In response, some individuals within the equestrian community took to social media to attack her. Kerhring released a second statement saying “I know it is hard for my peers, friends, coaches, and strangers to understand the suspension of my former trainer and his wife. It is important to know this investigation and process has been underway for many, many months.” She further stated “I struggled with the thought the world would know that what occurred to me for many years would lead to someone America came to love to possibly be banned from the sport.”

According to information from the Oregon Secretary of State Corporations Division, the Fellers operate Rich Fellers Stables, LLC in Oregon City, Oregon. The business was registered in 2008 and is still active. The Fellers operate out of a facility that has been known as Timberline Meadows Equestrian Center, although the business originally behind that name, Timberline Meadows LLC, was dissolved by its owners in 2017 after the sale of the property to the Fellers.

Kehring’s attorney Russ Prince further stated “Ms.

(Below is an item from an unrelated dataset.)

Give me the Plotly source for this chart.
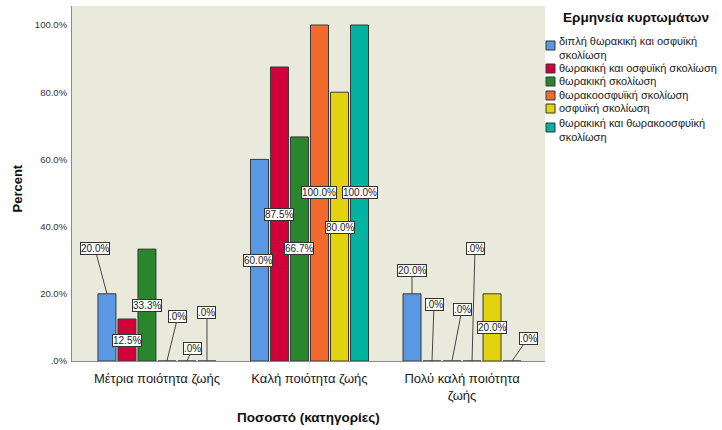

Kehring spoke up in an effort to end the constant rumor and innuendo mill she has been subjected to, and she was going to be criticized no matter the path she took. I assure you that while Ms. Kehring may have been a victim, she is not going to allow herself to continue to be victimized by anyone. I applaud her for the strength, courage, and perseverance she has already shown. Hopefully, the public will allow her some peace and privacy to get through this difficult time.”

Phone calls from NW Horse Report to both Fellers and his attorney have not been returned. USEF also told The Chronicle of the Horse “USEF takes allegations of misconduct very seriously, and will enforce the temporary suspensions put in place by the U.S. Center for Safe Sport, but, most importantly, respect the privacy and confidentiality of the process for all parties involved.”

Should Fellers or his attorney choose to comment at a later time we will update this article.

This article was updated to reflect further statements provided by Kehring’s attorney Russ Prince.